One of the arguments raised against the authenticity of the Son of Man sayings—notably by Vielhauer—has been that in the earliest strata of the Gospels “kingdom of God” and “Son of Man” belong to separate strands.1 Since there is little debate about the authenticity of the kingdom of God theme, the conclusion is reached that the Son of Man material was introduced into the narratives by the church after the Easter event. Dunn points out that attributing the Son of Man sayings to Jesus’ followers doesn’t solve the problem—it merely relocates it; and he has an explanation for the failure of the two motifs to intertwine:
A simpler explanation is that the two motifs did not naturally lie together: where ‘the son of man’ implied only weakness and suffering, kingdom was hardly an obvious companion; and where ‘the son of man’ contained any allusion to Dan. 7.13 it also thereby included an allusion to dominion and kingship, making further reference to the kingdom of God redundant. Some such explanation must be offered, whatever the son of man’s entry-point into the Jesus tradition.2
I think Dunn may have overstated the separation between the “son of man” as weak humanity theme and the “Son of Man” who receives dominion and kingship theme. On the one hand, the “son of man” as humanity is given dominion and the power to rule (Ps. 8:6-8; 80:17).
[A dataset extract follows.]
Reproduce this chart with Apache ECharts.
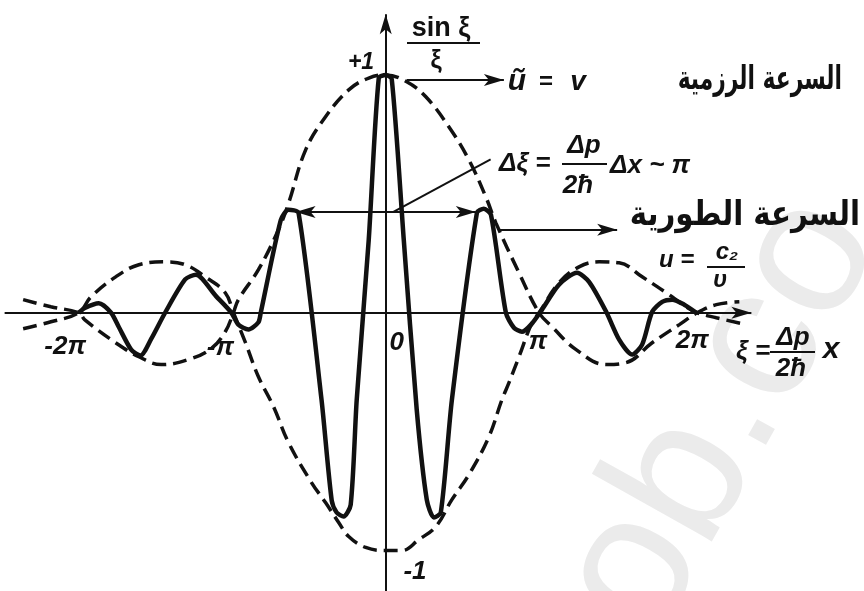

On the other, Daniel’s “one like a son of man” stands for the suffering righteous to whom dominion and kingship will be given.
But otherwise he makes a crucial point: the coming kingdom of God is the kingship or rule that will be given to the Son of Man—and to his persecuted elect when he comes on the clouds of heaven to deliver them from their enemies. This is a central argument of the New Testament: those who suffer out of loyalty to Jesus, under conditions similar to the repression of the Jews by Antiochus Epiphanes, will in due course—that is, in the course of history—be vindicated.